The emotions I felt during my visit to the exhibition Witnesses: Art and Canada’s Indian Residential Schools at the Belkin Gallery are difficult to describe. I felt as if for every artwork I saw, I sensed a different kind of emotion. All of these emotions put together are a good representation of how the entire residential school situation makes me feel. For example, the large artwork The Lesson made me depressed and disturbed by the very cruel layout of the chairs and desks, and how they were all chained to each other and looked identical, with hooks sticking out of the apples. It made it seem like a prison where the children would be tortured and brain-washed into one giant identical army of zombies. The children were not taught religion, they were beat into it. They were taught that their traditional beliefs were evil and their ways were work of a devil. The “killing of the Indian in the child” was a strong theme of the artwork, and something that really got to my deepest emotions. I find it extremely sad when such rich tradition is lost and small, innocent children are taught that their families basically work for the devil. Below is a picture of what the artwork The Lesson reminds me of—hundreds of children being brain-washed into a monolithic group, with their spirits broken and living in fear day in and day out.

http://kolonialq.wordpress.com/2013/01/27/idle-no-more-meets-invasion-day-australia/

On the blackboard for Memory Wall, there were stories written of aboriginal children being refused treatment when they were sick or injured. After my research on the current treatment of many aboriginal people today, it doesn’t seem like they are being treated much better. They are still treated unequally, and this is something that really disappoints me, especially considering that the nation has put so much effort into apology and reconciliation. Leaders and decision-makers need to see that apology is only one small part of reconciliation. The other part is making new systems and laws to keep the issue from reoccurring.

Finally, Gina Laing’s paintings brought tears to my eyes. I feel that her artwork was so heart wrenching because of how personal it was. The viewer could truly see into Gina and how her experiences affected her internally. I remember in one of the descriptions she explains how she developed “a sense of disembodiment.” This again goes back to the idea of the children becoming one giant homogenous group, where none of them have any sense of who they are or where they come from anymore. That is the worst position for a child to be in, and that is why so many of them grew up into lost individuals with no path in life and addictions to drugs and alcohol.

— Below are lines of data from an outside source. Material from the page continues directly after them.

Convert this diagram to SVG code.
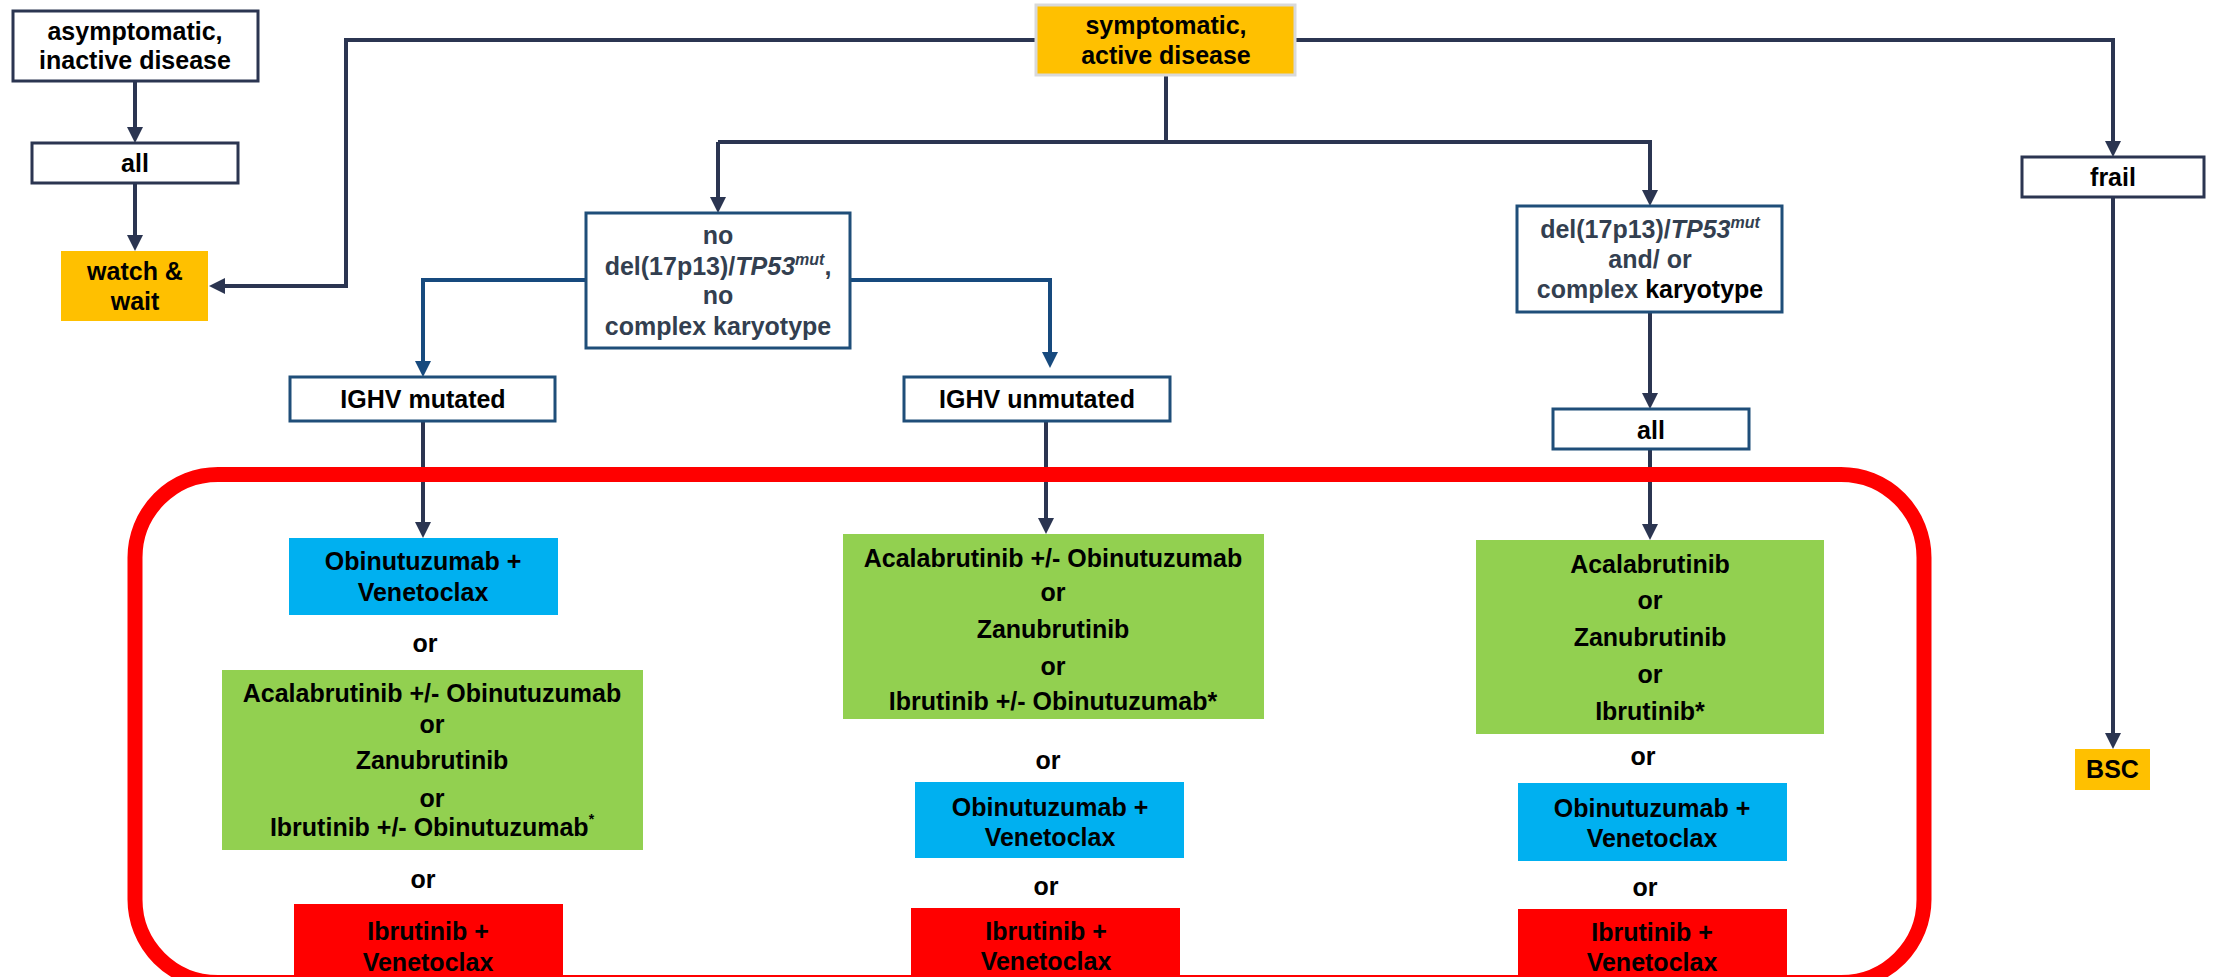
<svg xmlns="http://www.w3.org/2000/svg" width="2213" height="977" viewBox="0 0 2213 977">
  <style>
    .t{font-family:"Liberation Sans",Arial,sans-serif;font-weight:bold;font-size:25px;text-anchor:middle;fill:#000}
    .slate{fill:#333F50}
    .box{fill:#fff;stroke:#2B3551;stroke-width:3}
    .bbox{fill:#fff;stroke:#1F4E79;stroke-width:3}
    .amber{fill:#FFC000}
    .green{fill:#92D050}
    .cyan{fill:#00B0F0}
    .red{fill:#FF0000}
    .conn{fill:none;stroke:#2B3551;stroke-width:4;marker-end:url(#arrNavy)}
    .bconn{fill:none;stroke:#174A7E;stroke-width:4;marker-end:url(#arrBlue)}
    .plain{fill:none;stroke:#2B3551;stroke-width:4}
    .it{font-style:italic}
  </style>
  <defs>
    <marker id="arrNavy" markerUnits="userSpaceOnUse" markerWidth="16" markerHeight="16" viewBox="0 0 16 16" refX="11" refY="8" orient="auto">
      <path d="M0,0 L16,8 L0,16 z" fill="#2B3551"/>
    </marker>
    <marker id="arrBlue" markerUnits="userSpaceOnUse" markerWidth="16" markerHeight="16" viewBox="0 0 16 16" refX="11" refY="8" orient="auto">
      <path d="M0,0 L16,8 L0,16 z" fill="#174A7E"/>
    </marker>
  </defs>
  <rect width="2213" height="977" fill="#fff"/>

  <!-- connectors -->
  <g id="connectors">
    <path class="conn" d="M135,81 V138"/>
    <path class="conn" d="M135,183 V246"/>
    <path class="conn" d="M1036,40 H346 V286 H214"/>
    <path class="conn" d="M1295,40 H2113 V152"/>
    <path class="conn" d="M2113,197 V744"/>
    <path class="plain" d="M1166,75 V142"/>
    <path class="conn" d="M718,142 H1650 V201"/>
    <path class="conn" d="M718,142 V208"/>
    <path class="bconn" d="M586,280 H423 V372"/>
    <path class="bconn" d="M850,280 H1050 V363"/>
    <path class="conn" d="M1650,312 V404"/>
    <path class="conn" d="M1650,449 V535"/>
    <path class="conn" d="M423,421 V533"/>
    <path class="conn" d="M1046,421 V529"/>
  </g>

  <!-- red frame around the treatment options -->
  <rect id="treatment-frame" x="135" y="474.5" width="1789" height="508" rx="83" fill="none" stroke="#FF0000" stroke-width="15"/>

  <g id="asymptomatic">
    <rect class="box" x="13" y="11" width="245" height="70"/>
    <text class="t" x="135" y="40">asymptomatic,</text>
    <text class="t" x="135" y="69">inactive disease</text>
  </g>
  <g id="all-left">
    <rect class="box" x="32" y="143" width="206" height="40"/>
    <text class="t" x="135" y="172">all</text>
  </g>
  <g id="watch-wait">
    <rect class="amber" x="61" y="251" width="147" height="70"/>
    <text class="t" x="135" y="280">watch &amp;</text>
    <text class="t" x="135" y="310">wait</text>
  </g>
  <g id="symptomatic">
    <rect class="amber" x="1036" y="5" width="259" height="70" stroke="#D9D9D9" stroke-width="3"/>
    <text class="t" x="1166" y="34">symptomatic,</text>
    <text class="t" x="1166" y="64">active disease</text>
  </g>
  <g id="frail">
    <rect class="box" x="2022" y="157" width="182" height="40"/>
    <text class="t" x="2113" y="186">frail</text>
  </g>
  <g id="bsc">
    <rect class="amber" x="2075" y="749" width="75" height="41"/>
    <text class="t" x="2112.5" y="778">BSC</text>
  </g>
  <g id="no-del17p">
    <rect class="bbox" x="586" y="213" width="264" height="135"/>
    <text class="t slate" x="718" y="244">no</text>
    <text class="t slate" x="718" y="275">del(17p13)/<tspan class="it">TP53</tspan><tspan class="it" font-size="16" dy="-10">mut</tspan><tspan dy="10">,</tspan></text>
    <text class="t slate" x="718" y="304">no</text>
    <text class="t slate" x="718" y="335">complex karyotype</text>
  </g>
  <g id="del17p">
    <rect class="bbox" x="1517" y="206" width="265" height="106"/>
    <text class="t slate" x="1650" y="238">del(17p13)/<tspan class="it">TP53</tspan><tspan class="it" font-size="16" dy="-10">mut</tspan></text>
    <text class="t slate" x="1650" y="268">and/ or</text>
    <text class="t" x="1650" y="298"><tspan class="slate">complex</tspan> karyotype</text>
  </g>
  <g id="ighv-mutated">
    <rect class="bbox" x="290" y="377" width="265" height="44"/>
    <text class="t" x="423" y="408">IGHV mutated</text>
  </g>
  <g id="ighv-unmutated">
    <rect class="bbox" x="904" y="377" width="266" height="44"/>
    <text class="t" x="1037" y="408">IGHV unmutated</text>
  </g>
  <g id="all-right">
    <rect class="bbox" x="1553" y="409" width="196" height="40"/>
    <text class="t" x="1651" y="439">all</text>
  </g>

  <!-- IGHV mutated column -->
  <g id="m-ven-obi">
    <rect class="cyan" x="289" y="538" width="269" height="77"/>
    <text class="t" x="423" y="570">Obinutuzumab +</text>
    <text class="t" x="423" y="601">Venetoclax</text>
  </g>
  <text class="t" x="425" y="652">or</text>
  <g id="m-btki">
    <rect class="green" x="222" y="670" width="421" height="180"/>
    <text class="t" x="432" y="702">Acalabrutinib +/- Obinutuzumab</text>
    <text class="t" x="432" y="733">or</text>
    <text class="t" x="432" y="769">Zanubrutinib</text>
    <text class="t" x="432" y="807">or</text>
    <text class="t" x="432" y="836">Ibrutinib +/- Obinutuzumab<tspan font-size="14" dy="-12">*</tspan></text>
  </g>
  <text class="t" x="423" y="888">or</text>
  <g id="m-ibr-ven">
    <rect class="red" x="294" y="904" width="269" height="90"/>
    <text class="t" x="428" y="940">Ibrutinib +</text>
    <text class="t" x="428" y="971">Venetoclax</text>
  </g>

  <!-- IGHV unmutated column -->
  <g id="u-btki">
    <rect class="green" x="843" y="534" width="421" height="185"/>
    <text class="t" x="1053" y="567">Acalabrutinib +/- Obinutuzumab</text>
    <text class="t" x="1053" y="601">or</text>
    <text class="t" x="1053" y="638">Zanubrutinib</text>
    <text class="t" x="1053" y="675">or</text>
    <text class="t" x="1053" y="710">Ibrutinib +/- Obinutuzumab*</text>
  </g>
  <text class="t" x="1048" y="769">or</text>
  <g id="u-ven-obi">
    <rect class="cyan" x="915" y="782" width="269" height="76"/>
    <text class="t" x="1050" y="816">Obinutuzumab +</text>
    <text class="t" x="1050" y="846">Venetoclax</text>
  </g>
  <text class="t" x="1046" y="895">or</text>
  <g id="u-ibr-ven">
    <rect class="red" x="911" y="908" width="269" height="90"/>
    <text class="t" x="1046" y="940">Ibrutinib +</text>
    <text class="t" x="1046" y="970">Venetoclax</text>
  </g>

  <!-- del(17p)/TP53 column -->
  <g id="d-btki">
    <rect class="green" x="1476" y="540" width="348" height="194"/>
    <text class="t" x="1650" y="573">Acalabrutinib</text>
    <text class="t" x="1650" y="609">or</text>
    <text class="t" x="1650" y="646">Zanubrutinib</text>
    <text class="t" x="1650" y="683">or</text>
    <text class="t" x="1650" y="720">Ibrutinib*</text>
  </g>
  <text class="t" x="1643" y="765">or</text>
  <g id="d-ven-obi">
    <rect class="cyan" x="1518" y="783" width="269" height="78"/>
    <text class="t" x="1652" y="817">Obinutuzumab +</text>
    <text class="t" x="1652" y="847">Venetoclax</text>
  </g>
  <text class="t" x="1645" y="896">or</text>
  <g id="d-ibr-ven">
    <rect class="red" x="1518" y="909" width="269" height="90"/>
    <text class="t" x="1652" y="941">Ibrutinib +</text>
    <text class="t" x="1652" y="971">Venetoclax</text>
  </g>
</svg>
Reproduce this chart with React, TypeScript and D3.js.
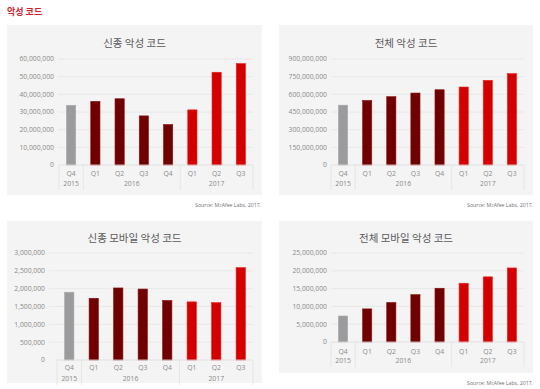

As it did for most people, the TRC and the events really had a strong emotional effect on me. I am so happy that this nation I am now a resident of is strong enough to admit its wrong doings and take the steps to properly reconcile and that so many people support this. Now, the Canadian leaders need to put more effort into putting systems into place which will prevent residential schools or anything like them to ever happen again, and to work on ending the violence inflicted on aboriginal people.